» Exercise
Every line below should be copied exactly; drop the pictures.

» Information provided
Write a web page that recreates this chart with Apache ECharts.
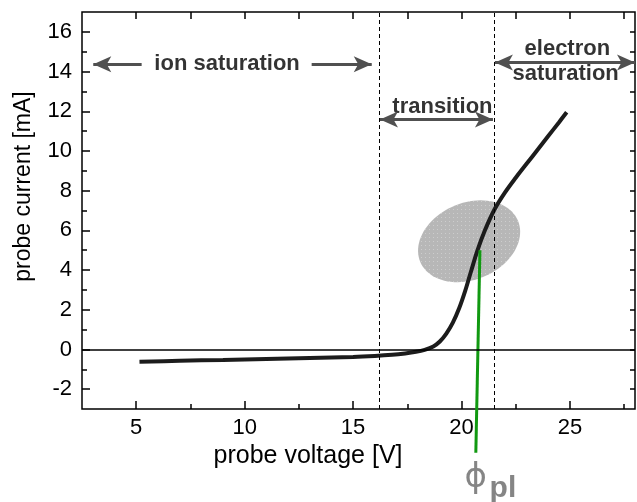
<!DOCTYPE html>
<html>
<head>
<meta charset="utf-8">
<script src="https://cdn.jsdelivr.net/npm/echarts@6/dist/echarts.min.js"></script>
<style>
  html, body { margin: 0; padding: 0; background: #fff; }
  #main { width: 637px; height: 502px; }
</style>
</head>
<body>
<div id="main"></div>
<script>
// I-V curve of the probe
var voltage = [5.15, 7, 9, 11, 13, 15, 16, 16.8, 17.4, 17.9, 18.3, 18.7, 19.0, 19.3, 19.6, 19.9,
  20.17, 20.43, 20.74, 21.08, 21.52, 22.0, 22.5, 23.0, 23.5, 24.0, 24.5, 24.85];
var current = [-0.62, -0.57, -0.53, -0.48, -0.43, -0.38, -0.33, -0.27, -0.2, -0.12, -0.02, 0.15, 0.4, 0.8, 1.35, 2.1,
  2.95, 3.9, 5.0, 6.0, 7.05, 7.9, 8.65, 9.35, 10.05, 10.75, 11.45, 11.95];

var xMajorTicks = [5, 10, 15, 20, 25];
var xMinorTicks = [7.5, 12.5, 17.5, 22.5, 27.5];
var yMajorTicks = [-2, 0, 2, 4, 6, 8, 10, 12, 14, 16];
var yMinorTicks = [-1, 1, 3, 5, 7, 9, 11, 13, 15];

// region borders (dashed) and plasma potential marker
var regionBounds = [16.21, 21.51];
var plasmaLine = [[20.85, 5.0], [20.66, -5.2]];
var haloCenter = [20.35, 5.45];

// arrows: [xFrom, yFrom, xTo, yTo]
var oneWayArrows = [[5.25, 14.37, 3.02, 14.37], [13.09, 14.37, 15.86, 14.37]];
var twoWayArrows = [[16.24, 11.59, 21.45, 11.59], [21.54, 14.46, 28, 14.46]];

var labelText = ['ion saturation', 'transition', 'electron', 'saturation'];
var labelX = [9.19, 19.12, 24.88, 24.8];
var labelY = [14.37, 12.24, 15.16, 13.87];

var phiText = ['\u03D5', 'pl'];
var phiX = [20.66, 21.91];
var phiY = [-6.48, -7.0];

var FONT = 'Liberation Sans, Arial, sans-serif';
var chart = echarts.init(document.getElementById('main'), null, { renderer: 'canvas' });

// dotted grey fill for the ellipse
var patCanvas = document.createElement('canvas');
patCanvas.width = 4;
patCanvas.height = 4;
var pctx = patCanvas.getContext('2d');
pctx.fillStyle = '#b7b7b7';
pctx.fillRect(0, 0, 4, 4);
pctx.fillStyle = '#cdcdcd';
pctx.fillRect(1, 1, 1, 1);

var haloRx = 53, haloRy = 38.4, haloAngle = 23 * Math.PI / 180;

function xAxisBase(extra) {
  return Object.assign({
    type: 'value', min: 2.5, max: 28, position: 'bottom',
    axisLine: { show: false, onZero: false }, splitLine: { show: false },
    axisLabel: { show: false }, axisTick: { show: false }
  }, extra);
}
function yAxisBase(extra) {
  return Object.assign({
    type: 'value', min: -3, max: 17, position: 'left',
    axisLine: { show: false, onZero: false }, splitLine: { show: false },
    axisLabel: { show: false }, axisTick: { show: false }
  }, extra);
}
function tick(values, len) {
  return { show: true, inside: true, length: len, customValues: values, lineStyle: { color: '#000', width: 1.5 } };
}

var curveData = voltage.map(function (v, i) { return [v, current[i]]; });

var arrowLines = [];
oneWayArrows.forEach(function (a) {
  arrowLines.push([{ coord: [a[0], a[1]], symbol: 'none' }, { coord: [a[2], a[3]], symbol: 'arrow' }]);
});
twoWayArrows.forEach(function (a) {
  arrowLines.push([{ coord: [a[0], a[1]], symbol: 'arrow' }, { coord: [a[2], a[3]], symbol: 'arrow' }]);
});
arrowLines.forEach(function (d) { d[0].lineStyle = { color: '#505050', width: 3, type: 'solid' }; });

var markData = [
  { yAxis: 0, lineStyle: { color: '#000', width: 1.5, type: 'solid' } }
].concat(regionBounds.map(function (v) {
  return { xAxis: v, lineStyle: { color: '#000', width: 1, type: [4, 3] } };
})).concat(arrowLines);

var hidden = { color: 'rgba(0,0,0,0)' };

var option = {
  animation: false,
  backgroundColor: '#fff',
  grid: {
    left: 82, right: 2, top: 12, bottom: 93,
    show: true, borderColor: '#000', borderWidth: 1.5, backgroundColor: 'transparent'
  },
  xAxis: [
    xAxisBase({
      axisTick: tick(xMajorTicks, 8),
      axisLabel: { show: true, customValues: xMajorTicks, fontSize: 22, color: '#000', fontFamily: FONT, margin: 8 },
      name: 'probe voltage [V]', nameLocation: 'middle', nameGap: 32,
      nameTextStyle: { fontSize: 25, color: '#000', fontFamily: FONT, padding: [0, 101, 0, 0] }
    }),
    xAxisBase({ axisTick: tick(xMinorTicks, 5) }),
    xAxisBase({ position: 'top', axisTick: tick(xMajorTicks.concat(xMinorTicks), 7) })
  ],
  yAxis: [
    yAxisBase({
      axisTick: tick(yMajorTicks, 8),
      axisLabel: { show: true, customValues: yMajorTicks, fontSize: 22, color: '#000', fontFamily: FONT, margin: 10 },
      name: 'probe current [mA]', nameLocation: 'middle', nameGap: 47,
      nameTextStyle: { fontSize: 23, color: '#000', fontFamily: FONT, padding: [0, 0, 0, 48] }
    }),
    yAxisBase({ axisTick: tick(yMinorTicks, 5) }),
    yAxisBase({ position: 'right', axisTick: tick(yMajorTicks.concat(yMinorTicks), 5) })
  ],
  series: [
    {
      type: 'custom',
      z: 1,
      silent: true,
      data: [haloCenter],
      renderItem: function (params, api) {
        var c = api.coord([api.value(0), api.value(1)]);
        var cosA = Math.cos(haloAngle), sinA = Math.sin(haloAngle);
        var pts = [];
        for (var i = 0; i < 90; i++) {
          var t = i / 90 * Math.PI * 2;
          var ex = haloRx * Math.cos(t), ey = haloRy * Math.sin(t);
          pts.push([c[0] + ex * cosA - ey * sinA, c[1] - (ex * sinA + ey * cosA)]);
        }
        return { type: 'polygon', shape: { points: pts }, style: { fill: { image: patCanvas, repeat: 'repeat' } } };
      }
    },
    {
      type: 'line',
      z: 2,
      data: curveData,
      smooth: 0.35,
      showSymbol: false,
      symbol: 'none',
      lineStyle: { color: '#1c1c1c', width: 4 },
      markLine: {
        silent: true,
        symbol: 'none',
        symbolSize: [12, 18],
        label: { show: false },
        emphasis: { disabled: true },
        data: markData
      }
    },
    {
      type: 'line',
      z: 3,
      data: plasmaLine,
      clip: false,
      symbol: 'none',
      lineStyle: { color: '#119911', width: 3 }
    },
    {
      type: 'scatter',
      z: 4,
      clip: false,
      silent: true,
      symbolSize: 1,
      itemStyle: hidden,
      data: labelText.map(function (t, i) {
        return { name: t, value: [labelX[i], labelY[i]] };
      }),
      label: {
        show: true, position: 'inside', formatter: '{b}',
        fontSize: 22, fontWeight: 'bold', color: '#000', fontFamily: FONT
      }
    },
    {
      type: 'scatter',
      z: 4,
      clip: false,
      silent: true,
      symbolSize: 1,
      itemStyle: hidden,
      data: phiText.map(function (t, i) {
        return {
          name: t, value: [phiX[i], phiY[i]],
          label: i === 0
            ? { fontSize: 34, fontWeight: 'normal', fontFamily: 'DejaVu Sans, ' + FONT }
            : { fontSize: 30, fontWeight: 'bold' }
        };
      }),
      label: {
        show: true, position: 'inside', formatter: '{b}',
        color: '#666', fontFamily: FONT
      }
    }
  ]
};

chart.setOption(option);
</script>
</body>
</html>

» Exercise response
Write a web page that recreates this chart with Apache ECharts.
<!DOCTYPE html>
<html>
<head>
<meta charset="utf-8">
<script src="https://cdn.jsdelivr.net/npm/echarts@6/dist/echarts.min.js"></script>
<style>
  html, body { margin: 0; padding: 0; background: #fff; }
  #main { width: 637px; height: 502px; }
</style>
</head>
<body>
<div id="main"></div>
<script>
// I-V curve of the probe
var voltage = [5.15, 7, 9, 11, 13, 15, 16, 16.8, 17.4, 17.9, 18.3, 18.7, 19.0, 19.3, 19.6, 19.9,
  20.17, 20.43, 20.74, 21.08, 21.52, 22.0, 22.5, 23.0, 23.5, 24.0, 24.5, 24.85];
var current = [-0.62, -0.57, -0.53, -0.48, -0.43, -0.38, -0.33, -0.27, -0.2, -0.12, -0.02, 0.15, 0.4, 0.8, 1.35, 2.1,
  2.95, 3.9, 5.0, 6.0, 7.05, 7.9, 8.65, 9.35, 10.05, 10.75, 11.45, 11.95];

var xMajorTicks = [5, 10, 15, 20, 25];
var xMinorTicks = [7.5, 12.5, 17.5, 22.5, 27.5];
var yMajorTicks = [-2, 0, 2, 4, 6, 8, 10, 12, 14, 16];
var yMinorTicks = [-1, 1, 3, 5, 7, 9, 11, 13, 15];

// region borders (dashed) and plasma potential marker
var regionBounds = [16.21, 21.51];
var plasmaLine = [[20.85, 5.0], [20.66, -5.2]];
var haloCenter = [20.35, 5.45];

// arrows: [xFrom, yFrom, xTo, yTo]
var oneWayArrows = [[5.25, 14.37, 3.02, 14.37], [13.09, 14.37, 15.86, 14.37]];
var twoWayArrows = [[16.24, 11.59, 21.45, 11.59], [21.54, 14.46, 28, 14.46]];

var labelText = ['ion saturation', 'transition', 'electron', 'saturation'];
var labelX = [9.19, 19.12, 24.88, 24.8];
var labelY = [14.37, 12.24, 15.16, 13.87];

var phiText = ['\u03D5', 'pl'];
var phiX = [20.66, 21.91];
var phiY = [-6.48, -7.0];

var FONT = 'Liberation Sans, Arial, sans-serif';
var chart = echarts.init(document.getElementById('main'), null, { renderer: 'canvas' });

// dotted grey fill for the ellipse
var patCanvas = document.createElement('canvas');
patCanvas.width = 4;
patCanvas.height = 4;
var pctx = patCanvas.getContext('2d');
pctx.fillStyle = '#b7b7b7';
pctx.fillRect(0, 0, 4, 4);
pctx.fillStyle = '#cdcdcd';
pctx.fillRect(1, 1, 1, 1);

var haloRx = 53, haloRy = 38.4, haloAngle = 23 * Math.PI / 180;

function xAxisBase(extra) {
  return Object.assign({
    type: 'value', min: 2.5, max: 28, position: 'bottom',
    axisLine: { show: false, onZero: false }, splitLine: { show: false },
    axisLabel: { show: false }, axisTick: { show: false }
  }, extra);
}
function yAxisBase(extra) {
  return Object.assign({
    type: 'value', min: -3, max: 17, position: 'left',
    axisLine: { show: false, onZero: false }, splitLine: { show: false },
    axisLabel: { show: false }, axisTick: { show: false }
  }, extra);
}
function tick(values, len) {
  return { show: true, inside: true, length: len, customValues: values, lineStyle: { color: '#000', width: 1.5 } };
}

var curveData = voltage.map(function (v, i) { return [v, current[i]]; });

var arrowLines = [];
oneWayArrows.forEach(function (a) {
  arrowLines.push([{ coord: [a[0], a[1]], symbol: 'none' }, { coord: [a[2], a[3]], symbol: 'arrow' }]);
});
twoWayArrows.forEach(function (a) {
  arrowLines.push([{ coord: [a[0], a[1]], symbol: 'arrow' }, { coord: [a[2], a[3]], symbol: 'arrow' }]);
});
arrowLines.forEach(function (d) { d[0].lineStyle = { color: '#505050', width: 3, type: 'solid' }; });

var markData = [
  { yAxis: 0, lineStyle: { color: '#000', width: 1.5, type: 'solid' } }
].concat(regionBounds.map(function (v) {
  return { xAxis: v, lineStyle: { color: '#000', width: 1, type: [4, 3] } };
})).concat(arrowLines);

var hidden = { color: 'rgba(0,0,0,0)' };

var option = {
  animation: false,
  backgroundColor: '#fff',
  grid: {
    left: 82, right: 2, top: 12, bottom: 93,
    show: true, borderColor: '#000', borderWidth: 1.5, backgroundColor: 'transparent'
  },
  xAxis: [
    xAxisBase({
      axisTick: tick(xMajorTicks, 8),
      axisLabel: { show: true, customValues: xMajorTicks, fontSize: 22, color: '#000', fontFamily: FONT, margin: 8 },
      name: 'probe voltage [V]', nameLocation: 'middle', nameGap: 32,
      nameTextStyle: { fontSize: 25, color: '#000', fontFamily: FONT, padding: [0, 101, 0, 0] }
    }),
    xAxisBase({ axisTick: tick(xMinorTicks, 5) }),
    xAxisBase({ position: 'top', axisTick: tick(xMajorTicks.concat(xMinorTicks), 7) })
  ],
  yAxis: [
    yAxisBase({
      axisTick: tick(yMajorTicks, 8),
      axisLabel: { show: true, customValues: yMajorTicks, fontSize: 22, color: '#000', fontFamily: FONT, margin: 10 },
      name: 'probe current [mA]', nameLocation: 'middle', nameGap: 47,
      nameTextStyle: { fontSize: 23, color: '#000', fontFamily: FONT, padding: [0, 0, 0, 48] }
    }),
    yAxisBase({ axisTick: tick(yMinorTicks, 5) }),
    yAxisBase({ position: 'right', axisTick: tick(yMajorTicks.concat(yMinorTicks), 5) })
  ],
  series: [
    {
      type: 'custom',
      z: 1,
      silent: true,
      data: [haloCenter],
      renderItem: function (params, api) {
        var c = api.coord([api.value(0), api.value(1)]);
        var cosA = Math.cos(haloAngle), sinA = Math.sin(haloAngle);
        var pts = [];
        for (var i = 0; i < 90; i++) {
          var t = i / 90 * Math.PI * 2;
          var ex = haloRx * Math.cos(t), ey = haloRy * Math.sin(t);
          pts.push([c[0] + ex * cosA - ey * sinA, c[1] - (ex * sinA + ey * cosA)]);
        }
        return { type: 'polygon', shape: { points: pts }, style: { fill: { image: patCanvas, repeat: 'repeat' } } };
      }
    },
    {
      type: 'line',
      z: 2,
      data: curveData,
      smooth: 0.35,
      showSymbol: false,
      symbol: 'none',
      lineStyle: { color: '#1c1c1c', width: 4 },
      markLine: {
        silent: true,
        symbol: 'none',
        symbolSize: [12, 18],
        label: { show: false },
        emphasis: { disabled: true },
        data: markData
      }
    },
    {
      type: 'line',
      z: 3,
      data: plasmaLine,
      clip: false,
      symbol: 'none',
      lineStyle: { color: '#119911', width: 3 }
    },
    {
      type: 'scatter',
      z: 4,
      clip: false,
      silent: true,
      symbolSize: 1,
      itemStyle: hidden,
      data: labelText.map(function (t, i) {
        return { name: t, value: [labelX[i], labelY[i]] };
      }),
      label: {
        show: true, position: 'inside', formatter: '{b}',
        fontSize: 22, fontWeight: 'bold', color: '#000', fontFamily: FONT
      }
    },
    {
      type: 'scatter',
      z: 4,
      clip: false,
      silent: true,
      symbolSize: 1,
      itemStyle: hidden,
      data: phiText.map(function (t, i) {
        return {
          name: t, value: [phiX[i], phiY[i]],
          label: i === 0
            ? { fontSize: 34, fontWeight: 'normal', fontFamily: 'DejaVu Sans, ' + FONT }
            : { fontSize: 30, fontWeight: 'bold' }
        };
      }),
      label: {
        show: true, position: 'inside', formatter: '{b}',
        color: '#666', fontFamily: FONT
      }
    }
  ]
};

chart.setOption(option);
</script>
</body>
</html>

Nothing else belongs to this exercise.